2017 has been a good year for the stock portfolio returning a 37.69% increase in its value through capital appreciation and dividends received.
At 37+% returns, it is the best so far in this short stocks investment journey since July 2013, the CAGR for 3 years since 2015 stand at 16.59%, 2013 and 2014 was not included as all the formal calculation started from 2015. 2013 and 2014 was -0.1% and 28.29% respectively.
I started stocks investing in July 2013 buying REITS and changing to value investing towards the end of the year.
2014 was also a good year, with Lantrovision, PNE industries, Spindex and TSH leading the way. There were a lot of buying and selling as i slowly started to figure out my investment style through the silly mistakes made throughout the year.
Slowly through 2015 and 2016, the buying and selling slowed down significantly, as value investing is mainly buy and hold with a good safety margin, as long as the business fundamentals remain, i will continue to hold, and when the price continue to drop, opportunities arise for me to scoop more up, lowering the average buying price.

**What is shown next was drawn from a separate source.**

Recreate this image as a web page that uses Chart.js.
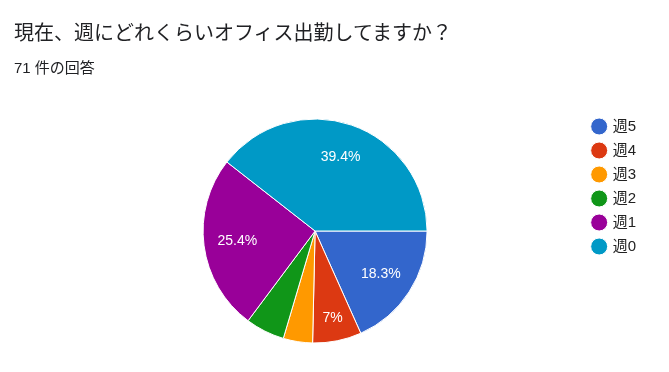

In 2017, Sunright was the biggest winner for us, followed by Multi-chem, both of them contributed 71.6% of the overall profits! Each taking up about 20% of the portfolio.
3 sales were made, Tiong seng was sold off at 0.375 with a good profits since purchased in 2015. Captii and AP Oil were brought and sold with a slight profit in 2017, only time will tell if the decision to sell it off is a good or bad one.
I ended the year with 20% of the portfolio in cash, which is more or less an ideal amount for a value investor. With new capital injected in 2018, i will be looking hard into the local stock market to see if i can spot any value stock.
The past few screenings with Google and FT has resulted in no stock shortlisted, the monthly article(The Cheapest Stocks in the Singapore Market Currently) by fool.sg offers some good suggestion too, as the screening by S&P Global Market Intelligence is better than the free ones i used.
I am using the NAV method to track the portfolio returns, which is really great, i can easily keep track of individual portion of the portfolio, as i am investing for my family as well, so units are issued whenever capital are injected into the portfolio, capital injected and withdrawals does not affects the returns of the portfolio.
This year, funds was withdrew for the family holiday to Taipei, which is something that i will be implementing moving forward, to reward ourselves every now and then throughout the whole investment journey, i find it mentally enriching and motivating as well, as the investment journey can be mundane, and with proper balancing, the portfolio can continue to grow well while profits can be set aside for family activities and expenditures.
It seems like the local stock market are getting more expensive, and as the cash on hand in the portfolio increases, do i look overseas, invest into growth stocks, loosening the safety margin, or perhaps it is a tell tale sign of something else.
One thing for sure, i will continue to stay invested as always.
Wishing everyone a happy new year and may 2018 be a good year for all of us.